- Born: 6 October 1961 (age 64) Soweto, South Africa
- Children: 5

= Freddy Gwala =

South African musician

Freddy Gwala is a South African musician born in Soweto, Johannesburg, South Africa. He started his career as a musician in Soweto.

He invented Zumba, a genre of African music, in the early 1970s. He began his music career with his brothers in 1973 after they formed a group called Pure Gold. He also co-founded another group called Platform One. He has also contributed to albums for different artists such as Brenda Fassie and other artists.

In October 2023, Gwala launched his 19th album, Iparole, in Bulawayo, Zimbabwe. During the album launch, he visited Victoria Falls. Some of his popular songs are "Amadamara", "Tshidi S'khelekhele", "Matshidiso" and "Ngiboshiwe".

== Background ==
=== Early life ===
Gwala was born on 6 October 1961 in Soweto, Johannesburg.
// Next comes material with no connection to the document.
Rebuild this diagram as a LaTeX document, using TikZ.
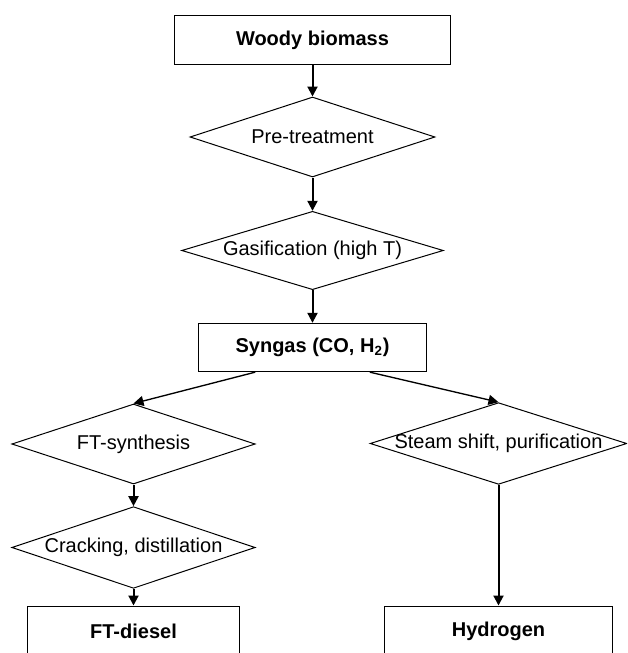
\documentclass[tikz,border=0pt]{standalone}
\usepackage{fontspec}
\setmainfont{Liberation Sans}
\usetikzlibrary{shapes.geometric,arrows.meta,calc}

\tikzset{
	prodbox/.style={shape=rectangle,draw=black,line width=0.6pt,inner sep=0pt,font=\fontsize{12}{14}\selectfont\bfseries},
	procdiamond/.style={shape=diamond,draw=black,line width=0.6pt,inner sep=0pt},
	flow/.style={-{Triangle[length=6pt,width=6pt]},line width=1.2pt},
	sideflow/.style={flow,line width=0.8pt}
}
\newcommand{\flatlabel}[1]{\makebox[0pt]{#1}}

\begin{document}
\begin{tikzpicture}[x=0.6pt,y=-0.6pt,font=\fontsize{12}{14}\selectfont]
	\useasboundingbox (0,0) rectangle (627,653);
	\clip (0,0) rectangle (627,653);

	% main line
	\node[prodbox,minimum width=166pt,minimum height=29pt] (wood) at (312.5, 40)    {Woody biomass};
	\node[procdiamond,minimum width=147pt,minimum height=48pt] (pretreat) at (312.5, 137)   {\flatlabel{Pre-treatment}};
	\node[procdiamond,minimum width=157pt,minimum height=47pt] (gasif) at (312.5, 250.5)   {\flatlabel{Gasification (high T)}};
	\node[prodbox,minimum width=137pt,minimum height=29pt] (syngas) at (312.5, 347.5)   {Syngas (CO, H\textsubscript{2})};

	% diesel branch
	\node[procdiamond,minimum width=146pt,minimum height=48pt] (ftsyn) at (133.5, 444)   {\flatlabel{FT-synthesis}};
	\node[procdiamond,minimum width=146pt,minimum height=49pt] (crack) at (133.5, 547.5)   {\flatlabel{Cracking, distillation}};
	\node[prodbox,minimum width=127pt,minimum height=30pt] (diesel) at (133.5, 631)   {FT-diesel};

	% hydrogen branch
	\node[procdiamond,minimum width=154pt,minimum height=49pt] (steam) at (498.5, 443.5)   {\flatlabel{Steam shift, purification}};
	\node[prodbox,minimum width=137pt,minimum height=30pt] (hydro) at (498.5, 631)   {Hydrogen};

	\path[flow] (wood) edge (pretreat);
	\path[flow] (pretreat) edge (gasif);
	\path[flow] (gasif) edge (syngas);
	\path[sideflow] ($(syngas.south west)!0.25!(syngas.south east)$) edge (ftsyn.north);
	\path[sideflow] ($(syngas.south west)!0.75!(syngas.south east)$) edge (steam.north);
	\path[flow] (ftsyn) edge (crack);
	\path[flow] (crack) edge (diesel);
	\path[flow] (steam) edge (hydro);

\end{tikzpicture}
\end{document}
He is known for having created the "Zumba" genre of African music, which is a fusion of soul music and disco. One of his popular songs in the genre is "Amadamara".

Gwala spent 10 years in prison for stealing cars in the 1980s. He told the Daily Sun that music saved his life and that he does not want to commit crime anymore because prison is hell.

He has created 18 albums since the 1990s, when he released his first album, titled Amadamara.

In 2023, Gwala was deported after arriving at the Joshua Mqabuko Nkomo Airport in Zimbabwean without a work permit. In 2010 again, he was due to perform at Ibumba Festival in Bulawayo but was refused due to not having a work permit.